In the short term, forgetting the costs and the history, it would however raise the prospect of a new investor for nuclear power in Britain; white collar jobs at Sellafield; and the use for the plutonium mountain we have.

Neither of these options make technological and (probably don’t make) economic sense. The Government is potentially prepared to spend yet more billions on nuclear technologies with a terrible history to complement their equally dubious nuclear power programme, all the while ignoring the technological developments in the global energy system around the world.

Sellafield has some 11,000 people directly employed, plus spin-off work around the region. Sadly, over the years, West Cumbria has become dominated by, and wholly dependent on, the Sellafield complex. Despite the acceptance that the area badly needs to diversify its economic base away from all things nuclear, no diversification is likely to occur whilst the overall perception is that the nuclear industry is forging ahead with plans for new reactors at Sellafield, the possibility of a new MOX2 plant and/or Fast Breeder Reactor and the on-going and unresolved issue of an underground waste dump.

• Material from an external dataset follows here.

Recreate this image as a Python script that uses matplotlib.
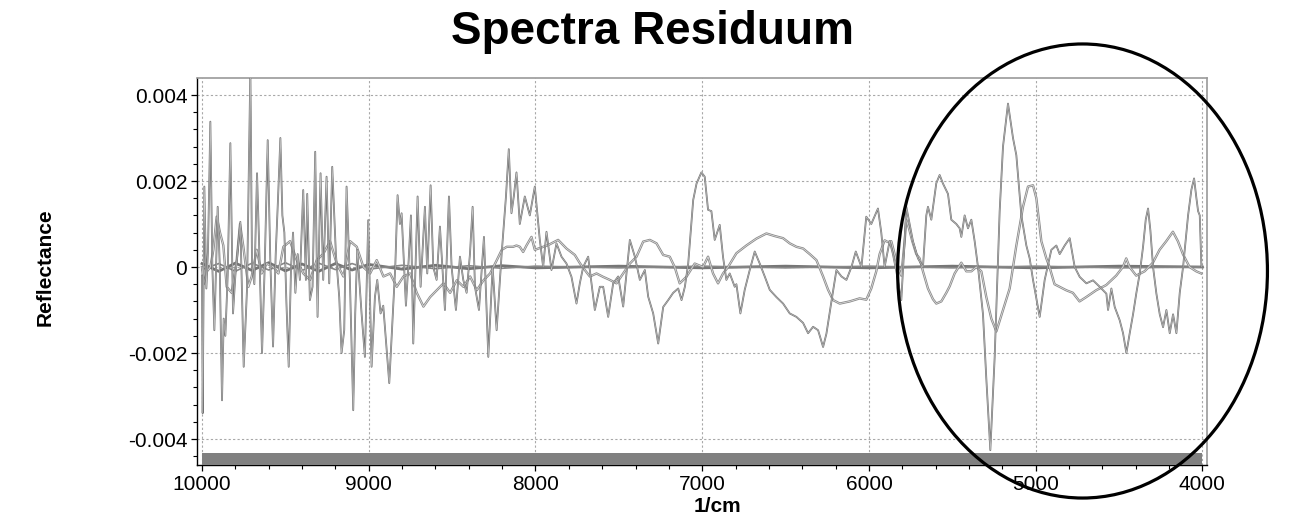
import matplotlib.pyplot as plt
from matplotlib.patches import Ellipse
from matplotlib.ticker import MultipleLocator, FixedLocator, FixedFormatter
import numpy as np

plt.rcParams['font.family'] = ['Liberation Sans', 'DejaVu Sans']
plt.rcParams['axes.unicode_minus'] = False

# residual with the large swings (wavenumber 1/cm, reflectance)
resid_a = [
    (10000, -0.0002), (9996, -0.0034), (9986, 0.00187), (9974, -0.0005), (9964, 0.0004),
    (9950, 0.00338), (9938, 0.0), (9926, -0.00147), (9906, 0.0014), (9894, 0.0001),
    (9880, -0.0031), (9870, -0.0012), (9860, -0.0016), (9846, -0.0002), (9830, 0.00288),
    (9814, -0.00108), (9800, -0.0002), (9790, 0.0002), (9770, 0.00105), (9750, -0.00232),
    (9730, -0.0005), (9710, 0.0046), (9700, 0.0), (9686, -0.0004), (9670, 0.00218),
    (9658, 0.0006), (9640, -0.002), (9624, 0.0), (9606, 0.00295), (9590, 0.0001),
    (9574, -0.00185), (9558, 0.0003), (9544, 0.0016), (9530, 0.003), (9518, 0.0012),
    (9506, 0.0008), (9494, -0.0008), (9480, -0.00232), (9466, 0.0), (9454, 0.0008),
    (9440, -0.0006), (9426, 0.0003), (9413, -0.0003), (9393, 0.00179), (9377, -0.0003),
    (9369, 0.0017), (9353, -0.00077), (9337, -0.00046), (9321, 0.00268), (9307, -0.00116),
    (9289, 0.00218), (9273, -0.0003), (9253, 0.0021), (9237, -0.00038), (9219, 0.00233),
    (9197, 0.0003), (9177, -0.0007), (9163, -0.002), (9147, -0.00147), (9133, 0.00187),
    (9113, -0.0003), (9093, -0.00333), (9081, -0.00108), (9069, 0.0004), (9043, -0.00108),
    (9023, -0.00209), (9003, 0.00109), (8983, -0.00232), (8963, -0.0007), (8949, -0.0003),
    (8929, -0.00108), (8913, -0.0009), (8897, -0.0017), (8877, -0.0027), (8857, -0.0012),
    (8841, 0.0), (8827, 0.00167), (8813, 0.001), (8803, 0.00125), (8777, -0.0009),
    (8760, 0.0002), (8747, 0.0012), (8733, -0.00178), (8707, 0.00164), (8689, -0.00046),
    (8663, 0.0014), (8649, -0.00015), (8629, 0.0019), (8613, 0.0), (8593, -0.0003),
    (8573, 0.00094), (8543, -0.001), (8519, 0.00164), (8503, 0.0), (8477, -0.001),
    (8453, 0.00024), (8433, -0.0003), (8413, -0.0006), (8393, 0.0003), (8377, 0.0014),
    (8363, -0.00046), (8339, -0.001), (8309, 0.0007), (8283, -0.00209), (8257, 0.0),
    (8233, -0.00147), (8203, 0.0003), (8177, 0.00164), (8160, 0.00274), (8144, 0.00125),
    (8130, 0.00164), (8114, 0.0022), (8094, 0.001), (8064, 0.00164), (8034, 0.0012),
    (8004, 0.00187), (7974, 0.00063), (7954, 0.0), (7934, 0.00082), (7904, -0.00007),
    (7874, 0.00055), (7844, 0.00024), (7814, 0.00008), (7784, -0.00023), (7754, -0.00085),
    (7734, -0.00038), (7714, 0.0), (7684, 0.00024), (7644, -0.001), (7614, -0.00046),
    (7594, -0.00046), (7564, -0.00116), (7534, -0.00038), (7504, -0.00022), (7474, -0.00092),
    (7434, 0.00063), (7404, 0.00024), (7374, -0.0003), (7344, -0.00007), (7324, -0.00069),
    (7294, -0.00108), (7264, -0.00178), (7234, -0.00093), (7204, -0.00077), (7174, -0.0006),
    (7144, -0.0005), (7124, -0.00077), (7104, -0.00046), (7084, 0.00008), (7054, 0.00156),
    (7034, 0.00194), (7005, 0.0022), (6985, 0.0021), (6965, 0.00133), (6945, 0.0013),
    (6925, 0.00063), (6895, 0.00098), (6875, 0.00023), (6855, -0.0003), (6835, -0.00015),
    (6805, -0.00046), (6795, -0.0004), (6771, -0.00108), (6745, -0.00053), (6715, -0.00007),
    (6685, 0.00036), (6655, 0.00008), (6625, -0.00022), (6595, -0.00053), (6555, -0.0007),
    (6515, -0.00085), (6475, -0.00108), (6435, -0.00116), (6395, -0.0013), (6365, -0.00154),
    (6335, -0.00139), (6305, -0.00147), (6275, -0.00186), (6255, -0.00155), (6225, -0.0008),
    (6195, -0.00007), (6165, -0.00022), (6135, -0.0003), (6105, 0.0), (6079, 0.00036),
    (6045, 0.0), (6025, 0.0008), (6016, 0.00117), (5986, 0.001), (5946, 0.00136),
    (5926, 0.0008), (5906, 0.0), (5876, 0.0006), (5856, 0.0003), (5836, -0.0001),
    (5806, -0.00077), (5786, 0.0006), (5776, 0.0014), (5756, 0.001), (5736, 0.0006),
    (5706, 0.0002), (5676, 0.0), (5656, 0.0012), (5646, 0.0014), (5626, 0.0011),
    (5596, 0.00195), (5576, 0.00214), (5556, 0.00194), (5526, 0.0017), (5506, 0.0011),
    (5476, 0.001), (5456, 0.0009), (5446, 0.0007), (5426, 0.0012), (5406, 0.0009),
    (5386, 0.0011), (5366, 0.0006), (5346, 0.0), (5316, -0.0011), (5296, -0.0026),
    (5272, -0.00426), (5246, -0.0021), (5216, 0.0013), (5196, 0.0028), (5166, 0.0038),
    (5136, 0.003), (5116, 0.0026), (5086, 0.0012), (5056, 0.0005), (5036, 0.0002),
    (5016, -0.0003), (4976, -0.00116), (4946, -0.0003), (4906, 0.0004), (4876, 0.0005),
    (4856, 0.0003), (4826, 0.0005), (4796, 0.00067), (4766, 0.0), (4736, -0.00023),
    (4696, -0.00038), (4656, -0.00031), (4616, -0.00046), (4576, -0.00062), (4566, -0.001),
    (4546, -0.0005), (4526, -0.00093), (4496, -0.00124), (4476, -0.00154), (4456, -0.002),
    (4436, -0.00154), (4416, -0.0011), (4396, -0.0006), (4376, -0.00015), (4356, 0.00047),
    (4340, 0.0011), (4326, 0.00136), (4312, 0.00085), (4296, 0.0), (4276, -0.00062),
    (4256, -0.0011), (4236, -0.0014), (4216, -0.001), (4196, -0.00154), (4176, -0.0011),
    (4156, -0.00154), (4136, -0.0006), (4116, 0.0), (4086, 0.0012), (4066, 0.0018),
    (4050, 0.00206), (4036, 0.0016), (4026, 0.0013), (4016, 0.0012), (4006, 0.0),
]

# smoother residual pair
resid_b = [
    (10000, 0.0), (9990, -0.0004), (9970, -0.0001), (9950, 0.0), (9932, 0.0004),
    (9912, 0.00117), (9892, 0.0008), (9872, 0.0005), (9852, -0.00046), (9822, -0.0006),
    (9792, 0.00016), (9772, 0.001), (9752, 0.00047), (9722, -0.00046), (9702, -0.00022),
    (9672, 0.0004), (9642, -0.00015), (9612, 0.00008), (9572, 0.0), (9542, -0.00015),
    (9512, 0.00047), (9472, 0.0006), (9432, 0.00016), (9392, -0.00015), (9352, -0.0003),
    (9312, 0.00016), (9272, 0.00031), (9232, 0.0006), (9192, 0.00008), (9152, -0.00022),
    (9112, 0.0006), (9072, 0.00047), (9032, 0.0), (8992, -0.00015), (8952, 0.00016),
    (8912, -0.00022), (8872, -0.00015), (8832, -0.00046), (8792, -0.00022), (8752, -0.00015),
    (8712, -0.0006), (8672, -0.00092), (8632, -0.0007), (8592, -0.00054), (8552, -0.00038),
    (8512, -0.0006), (8472, -0.00031), (8432, -0.00046), (8392, -0.00022), (8352, -0.00054),
    (8312, -0.00031), (8272, -0.00015), (8232, 0.00016), (8202, 0.0004), (8172, 0.00047),
    (8134, 0.00047), (8114, 0.0005), (8094, 0.00047), (8074, 0.00035), (8054, 0.0005),
    (8024, 0.0007), (8004, 0.0004), (7954, 0.00047), (7924, 0.00051), (7864, 0.00063),
    (7814, 0.00043), (7764, 0.00028), (7734, 0.00009), (7704, -0.00007), (7674, -0.00022),
    (7634, -0.00015), (7594, -0.00023), (7554, -0.0003), (7514, -0.00038), (7474, -0.00015),
    (7434, 0.00008), (7394, 0.00024), (7354, 0.00059), (7314, 0.00063), (7274, 0.00055),
    (7234, 0.00028), (7195, 0.00024), (7165, 0.0), (7135, -0.00038), (7095, -0.00023),
    (7045, 0.00008), (6995, 0.0), (6965, 0.00024), (6935, -0.00015), (6905, -0.00038),
    (6875, -0.00015), (6845, 0.0), (6795, 0.00032), (6735, 0.0005), (6675, 0.00066),
    (6615, 0.00078), (6565, 0.00072), (6515, 0.00067), (6475, 0.00055), (6435, 0.00047),
    (6395, 0.00043), (6355, 0.0003), (6315, 0.00016), (6275, -0.00022), (6245, -0.00053),
    (6215, -0.00077), (6175, -0.00085), (6115, -0.0008), (6056, -0.00073), (6016, -0.00076),
    (5986, -0.0005), (5956, -0.0001), (5936, 0.0003), (5906, 0.00062), (5886, 0.00058),
    (5866, 0.0006), (5846, 0.0003), (5826, 0.0), (5806, -0.0002), (5786, 0.0006),
    (5776, 0.0011), (5760, 0.0009), (5740, 0.0006), (5716, 0.0003), (5696, 0.0002),
    (5676, -0.0001), (5646, -0.0005), (5616, -0.00075), (5596, -0.00085), (5566, -0.0008),
    (5536, -0.0006), (5516, -0.00045), (5486, -0.00015), (5446, 0.0001), (5416, -0.0001),
    (5386, -0.0001), (5356, 0.0), (5326, -0.0001), (5296, -0.0007), (5266, -0.0012),
    (5236, -0.0015), (5196, -0.001), (5156, -0.0005), (5116, 0.0005), (5076, 0.0014),
    (5046, 0.00187), (5016, 0.0019), (4996, 0.0016), (4966, 0.0006), (4936, 0.0002),
    (4917, 0.0), (4887, -0.0004), (4857, -0.00046), (4817, -0.00054), (4777, -0.0006),
    (4737, -0.0008), (4697, -0.0007), (4637, -0.00054), (4577, -0.00042), (4517, -0.0002),
    (4477, 0.0), (4457, 0.0002), (4437, 0.0), (4397, -0.0002), (4347, -0.0001),
    (4297, 0.0001), (4257, 0.0004), (4217, 0.0006), (4177, 0.00082), (4147, 0.0006),
    (4117, 0.0003), (4077, 0.0), (4037, -0.0001), (4007, -0.00015),
]

# residuals that stay on the zero line
zero_wn = [10000, 9900, 9800, 9700, 9600, 9500, 9400, 9300, 9200, 9100, 9000, 8800,
           8600, 8400, 8200, 8000, 7500, 7000, 6500, 6000, 5500, 5000, 4500, 4000]
zero_c = [0.00008, -0.0001, 0.00009, -0.00008, 0.0001, -0.00009, 0.00007, -0.0001, 0.00008,
          -0.00007, 0.00006, -0.00005, 0.00004, -0.00004, 0.00003, -0.00002, 0.00002, -0.00002,
          0.00002, -0.00002, 0.00002, -0.00002, 0.00002, 0.0]
zero_d = [-0.00006, 0.00008, -0.0001, 0.00009, -0.00007, 0.0001, -0.00008, 0.00009, -0.00006,
          0.00008, -0.00005, 0.00004, -0.00004, 0.00003, -0.00003, 0.00002, -0.00002, 0.00002,
          -0.00002, 0.00002, -0.00002, 0.00002, -0.00002, 0.0]

x_ticks = [10000, 9000, 8000, 7000, 6000, 5000, 4000]
x_labels = ['10000', '9000', '8000', '7000', '6000', '5000', '4000']
y_ticks = [0.004, 0.002, 0.0, -0.002, -0.004]
y_labels = ['0.004', '0.002', '0', '-0.002', '-0.004']

a = np.array(resid_a)
b = np.array(resid_b)

fig = plt.figure(figsize=(12.91, 5.14), dpi=100)
ax = fig.add_axes([0.1526, 0.0953, 0.7824, 0.7529])

ax.set_xlim(10030, 3972)
ax.set_ylim(-0.004605, 0.004395)

# zero band
ax.plot(zero_wn, zero_c, color='#767676', lw=2.0, zorder=3)
ax.plot(zero_wn, zero_d, color='#888888', lw=1.2, zorder=3)

# double-rail look of the near-identical spectra
ax.plot(b[:, 0], b[:, 1], color='#8a8a8a', lw=1.7, zorder=4)
ax.plot(b[:, 0], b[:, 1], color='#e4e4e4', lw=0.5, zorder=4)
ax.plot(a[:, 0], a[:, 1], color='#737373', lw=1.3, zorder=5)
ax.plot(a[:, 0], a[:, 1], color='#c8c8c8', lw=0.4, zorder=5)

# grey band along the bottom
ax.fill_between([10000, 4000], -0.004605, -0.004326, color='#808080', lw=0, zorder=6)

ax.grid(True, which='major', color='#a8a8a8', linestyle=(0, (2, 2)), lw=0.8)
ax.set_axisbelow(True)

ax.xaxis.set_major_locator(FixedLocator(x_ticks))
ax.xaxis.set_major_formatter(FixedFormatter(x_labels))
ax.xaxis.set_minor_locator(MultipleLocator(200))
ax.yaxis.set_major_locator(FixedLocator(y_ticks))
ax.yaxis.set_major_formatter(FixedFormatter(y_labels))
ax.yaxis.set_minor_locator(MultipleLocator(0.0004))

ax.tick_params(axis='both', which='major', direction='out', length=4, width=0.9,
               labelsize=15, pad=3, colors='black')
ax.tick_params(axis='both', which='minor', direction='out', length=3, width=0.8)

for side in ['top', 'right']:
    ax.spines[side].set_color('#9a9a9a')
    ax.spines[side].set_linewidth(1.2)
for side in ['left', 'bottom']:
    ax.spines[side].set_color('black')
    ax.spines[side].set_linewidth(1.0)

fig.text(0.5058, 0.914, 'Spectra Residuum', ha='center', va='baseline',
         fontsize=33, fontweight='bold')
fig.text(0.035, 0.48, 'Reflectance', ha='center', va='center', rotation=90,
         fontsize=15, fontweight='bold')
fig.text(0.556, 0.003, '1/cm', ha='center', va='baseline', fontsize=15, fontweight='bold')

# hand-drawn highlight around the 4000-5800 region
ring = Ellipse((4719, -0.000093), width=2218, height=0.01056, fill=False,
               edgecolor='black', lw=2.3, clip_on=False, zorder=10)
ax.add_patch(ring)

fig.savefig('out.png', dpi=100, facecolor='white')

The question is why, at a time when UK’s other mega industries have gone to the wall (coal, shipbuilding, steel etc), has the nuclear industry survived, especially as nuclear power in the UK has always required injections from Government and Sellafield has had an abysmal track record of accidents, leaks and failed technology.

The Military Civil Link

The International Atomic Energy Authority (IAEA) describes the reprocessed plutonium material as being weapons-useable – whether in its dioxide powder form (the Sellafield stockpile) or in the form of MOX fuel. Sellafield continues as the site of storage for British military plutonium. The wafer-thin line between military and commercial nuclear is quite rightly a major international concern, particularly for the non-nuclear weapon owning countries.

The Norwegian Government hosted a landmark conference in Oslo in March with 120 countries, the Red Cross and several UN agencies in attendance on the humanitarian impacts of nuclear weapons. Of the nine nuclear weapon holding countries, only India and Pakistan attended. There will be a Review of the Nuclear Non-Proliferation Treaty (NPT) in 2015 and a Preparatory Committee has just finished meeting in Geneva. Given the current concerns of Iran and North Korea – quite apart from the usual issues of non-proliferation – this PrepComm was very important and opened up the question of the veracity or not of a nuclear deterrent. Is Britain, as a weapons owning country, less likely to be the focus of a nuclear attack? Or, since we never want to use one, is there any point in having nuclear weapons? The decision to upgrade Trident, our sea going nuclear deterrent, is part of this discussion.  

Military civil links has always been muted in the UK, with an absolute commitment on the part of the British Government to down play and separate the military aspects of civil nuclear power. However, a valid question is whether British energy policy is constrained or channelled by Britain being a nuclear weapons owning country?

Freeing up Britain to Innovate

Britain is gearing up to think about its plutonium management, just at a time when the Government’s faltering nuclear power programme could do with some more support. One option might be to inject further support into the Sellafield nuclear complex thereby potentially (although unlikely) helping to meet both objectives. However, this comes at a cost to society way beyond the short-term direct costs. The Government has got to realise that global energy systems and technologies are developing rapidly and their characteristics are about flexibility, the opposite of plutonium and uranium based technologies. The continued focus on nuclear power and its associated technologies increasingly appears anachronistic, particularly if that energy policy is muddled with powerful regional and defence policies and lobbies.